Fundamentale Unmutsäußerung

(darüber, daß sich die ungerechte Welt und der an dieser leidende Körper niemals verständigen können, geschweige mittels ihrer Musik)

TRICKY ist kein Neuling mehr auf diesen Seiten. Das letzte Mal (6/98) sprach aus seinem Mund eine Schar von ldentitätspolitiken, während seine Musik, noch immer sehr beeindruckend, sich vom Hier und Heute zu verabschieden begann. Ist er jetzt endgültig im Abseits? Oder erlebt man mit ihm die Stunde vor dem Wachwerden, wenn Deine Träume oder Lieblingssätze am deutlichsten sind und hinterher am besten erinnert werden können? ANNETT BUSCH war ausgeschlafen genug und hat alles aufgeschrieben.
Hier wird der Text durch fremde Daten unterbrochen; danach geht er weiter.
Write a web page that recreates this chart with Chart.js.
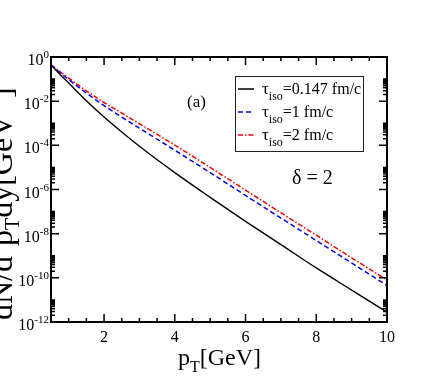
<!DOCTYPE html>
<html>
<head>
<meta charset="utf-8">
<script src="https://cdn.jsdelivr.net/npm/chart.js@4.4.0/dist/chart.umd.min.js"></script>
<style>
  html, body { margin: 0; padding: 0; background: #fff; }
  canvas { display: block; }
</style>
</head>
<body>
<canvas id="spectrum" width="436" height="382"></canvas>
<script>
var pT = [0.5, 0.75, 1, 1.5, 2, 2.5, 3, 4, 5, 6, 7, 8, 9, 10];
var tau0147 = [4.4e-1, 1.66e-1, 6.6e-2, 1.05e-2, 1.9e-3, 4.0e-4, 9.1e-5, 5.8e-6, 4.4e-7, 3.6e-8, 3.2e-9, 2.8e-10, 2.8e-11, 2.8e-12];
var tau1 = [4.4e-1, 2.0e-1, 9.5e-2, 2.34e-2, 6.3e-3, 1.9e-3, 6.0e-4, 6.0e-5, 5.8e-6, 5.4e-7, 5.1e-8, 4.9e-9, 4.7e-10, 4.5e-11];
var tau2 = [4.4e-1, 2.2e-1, 1.1e-1, 2.95e-2, 8.7e-3, 2.9e-3, 9.5e-4, 1.02e-4, 1.0e-5, 9.3e-7, 8.9e-8, 8.5e-9, 8.1e-10, 7.9e-11];
var legendValues = ['=0.147 fm/c', '=1 fm/c', '=2 fm/c'];
var xTicks = [2, 4, 6, 8, 10];
var xMinorTicks = [1, 1.5, 2.5, 3, 3.5, 4.5, 5, 5.5, 6.5, 7, 7.5, 8.5, 9, 9.5];
var yTicks = [1, 1e-2, 1e-4, 1e-6, 1e-8, 1e-10, 1e-12];
var yTickExp = ['0', '-2', '-4', '-6', '-8', '-10', '-12'];

var SERIF = "'Liberation Serif', 'Times New Roman', serif";

function toPoints(ys) {
  return pT.map(function (x, i) { return { x: x, y: ys[i] }; });
}

// draws text pieces one after another (for sub/superscripts)
function runs(ctx, x, y, parts) {
  parts.forEach(function (p) {
    ctx.font = p.size + 'px ' + SERIF;
    ctx.fillText(p.t, x, y + (p.dy || 0));
    x += ctx.measureText(p.t).width;
  });
  return x;
}

var decor = {
  id: 'decor',
  afterDraw: function (chart) {
    var ctx = chart.ctx, a = chart.chartArea;
    var xs = chart.scales.x, ys = chart.scales.y;
    ctx.save();
    ctx.fillStyle = '#000';
    ctx.strokeStyle = '#000';
    ctx.textAlign = 'left';
    ctx.textBaseline = 'alphabetic';

    // frame
    ctx.lineWidth = 2;
    ctx.strokeRect(a.left, a.top, a.right - a.left, a.bottom - a.top);

    // inward ticks
    ctx.lineWidth = 1.5;
    ctx.beginPath();
    xTicks.forEach(function (v) {
      var px = xs.getPixelForValue(v);
      ctx.moveTo(px, a.bottom); ctx.lineTo(px, a.bottom - 8);
      ctx.moveTo(px, a.top); ctx.lineTo(px, a.top + 8);
    });
    xMinorTicks.forEach(function (v) {
      var px = xs.getPixelForValue(v);
      ctx.moveTo(px, a.bottom); ctx.lineTo(px, a.bottom - 4);
      ctx.moveTo(px, a.top); ctx.lineTo(px, a.top + 4);
    });
    yTicks.forEach(function (v) {
      var py = ys.getPixelForValue(v);
      ctx.moveTo(a.left, py); ctx.lineTo(a.left + 8, py);
      ctx.moveTo(a.right, py); ctx.lineTo(a.right - 8, py);
    });
    for (var e = -12; e <= -2; e += 2) {
      for (var m = 2; m <= 10; m++) {
        var py = ys.getPixelForValue(m * Math.pow(10, e));
        ctx.moveTo(a.left, py); ctx.lineTo(a.left + 4, py);
        ctx.moveTo(a.right, py); ctx.lineTo(a.right - 4, py);
      }
    }
    ctx.stroke();

    // y tick labels 10^n
    yTicks.forEach(function (v, i) {
      var py = ys.getPixelForValue(v);
      ctx.font = '16px ' + SERIF;
      var w1 = ctx.measureText('10').width;
      ctx.font = '11px ' + SERIF;
      var w2 = ctx.measureText(yTickExp[i]).width;
      var x0 = a.left - 2 - w1 - w2;
      runs(ctx, x0, py + 8, [{ t: '10', size: 16 }, { t: yTickExp[i], size: 11, dy: -7 }]);
    });

    // axis titles
    runs(ctx, 178, 365, [{ t: 'p', size: 24 }, { t: 'T', size: 16, dy: 7 }, { t: '[GeV]', size: 24 }]);
    ctx.save();
    ctx.translate(12, 320);
    ctx.rotate(-Math.PI / 2);
    runs(ctx, 0, 0, [
      { t: 'dN/d', size: 32 }, { t: '2', size: 20, dy: -14 }, { t: 'p', size: 32 },
      { t: 'T', size: 20, dy: 7 }, { t: 'dy[GeV', size: 32 }, { t: '-2', size: 20, dy: -14 },
      { t: ']', size: 32 }
    ]);
    ctx.restore();

    // legend
    ctx.lineWidth = 1;
    ctx.strokeStyle = '#222';
    ctx.strokeRect(235.5, 76.5, 128, 75);
    chart.data.datasets.forEach(function (ds, i) {
      var cy = 89 + i * 23;
      ctx.save();
      ctx.strokeStyle = ds.borderColor;
      ctx.lineWidth = 1.5;
      ctx.setLineDash(ds.borderDash || []);
      ctx.beginPath();
      ctx.moveTo(238, cy); ctx.lineTo(254, cy);
      ctx.stroke();
      ctx.restore();
      runs(ctx, 262, cy + 5, [{ t: '\u03c4', size: 17 }, { t: 'iso', size: 12, dy: 6 }, { t: legendValues[i], size: 16 }]);
    });

    // annotations
    runs(ctx, 187, 107, [{ t: '(a)', size: 17 }]);
    runs(ctx, 292, 184, [{ t: '\u03b4 = 2', size: 20 }]);
    ctx.restore();
  }
};

new Chart(document.getElementById('spectrum').getContext('2d'), {
  type: 'line',
  data: {
    datasets: [{
      label: 'tau_iso=0.147 fm/c',
      data: toPoints(tau0147),
      borderColor: '#000000',
      borderWidth: 1.4,
      borderDash: []
    }, {
      label: 'tau_iso=1 fm/c',
      data: toPoints(tau1),
      borderColor: '#0000ff',
      borderWidth: 1.5,
      borderDash: [5, 3]
    }, {
      label: 'tau_iso=2 fm/c',
      data: toPoints(tau2),
      borderColor: '#ff0000',
      borderWidth: 1.5,
      borderDash: [5, 2, 1.5, 2]
    }]
  },
  options: {
    responsive: false,
    animation: false,
    devicePixelRatio: 1,
    cubicInterpolationMode: 'monotone',
    elements: { point: { radius: 0 } },
    layout: { padding: { top: 57, right: 49, left: 0, bottom: 0 } },
    plugins: { legend: { display: false }, tooltip: { enabled: false } },
    scales: {
      x: {
        type: 'linear',
        min: 0.5,
        max: 10,
        afterBuildTicks: function (s) { s.ticks = xTicks.map(function (v) { return { value: v }; }); },
        afterFit: function (s) { s.height = 60; },
        grid: { display: false, drawTicks: false },
        border: { display: false },
        ticks: { padding: 6, color: '#000', font: { family: SERIF, size: 16 }, maxRotation: 0 }
      },
      y: {
        type: 'logarithmic',
        min: 1e-12,
        max: 1,
        afterFit: function (s) { s.width = 51; },
        grid: { display: false, drawTicks: false },
        border: { display: false },
        ticks: { display: false }
      }
    }
  },
  plugins: [decor]
});
</script>
</body>
</html>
Fotos: KATRIN GEILHAUSEN.
Was macht ein sensibler Mensch ohne Revolution? - Schimpfen natürlich. 
[Frei nach Ronald M. Schernikau]
Scheisse als Kognitive Dissonanz

»The world is shit, the world is shit. This is a shit world.« Nach einer dreiviertel Stunde Interview ist es ausgerechnet dieser Satz, der sich in meinem Ohrgewinde festgesetzt hat und noch tagelang vor sich hinloopt. Weniger als Satz, eher als ein tiefer, rauher Akkord, bei dem »shit« wie ein unkontrollierter Pegelausschlag nach oben ausbricht und gleichzeitig von einer durchgängigen kehligen Baßlinie gebrochen wird. Der Satz könnte an jeder Klowand stehen, ohne irgendeine Bedeutung, so wie er hunderte millionen Mal an Tausenden von Orten erneut ausgekotzt und lamentiert wird und sich dadurch wohl nur höchst selten das geringste ändert. Ein dahingeworfener Satz, bei dem Erkenntnis, Resignation, Haß, End- und Anfangspunkt gleichzeitig aufeinander treffen und man sich beim Aussprechen wohl alles andere als komplex fühlt. Dessen Konsequenz und wortwörtliche

Bedeutung aber nur schwer für länger auszuhalten sind - und damit beginnt alles von vorne. Der Satz markiert eine Bruchstelle im Rede- und Antwortspiel, denn bei Tricky hört er sich an wie eine universelle Weltformel.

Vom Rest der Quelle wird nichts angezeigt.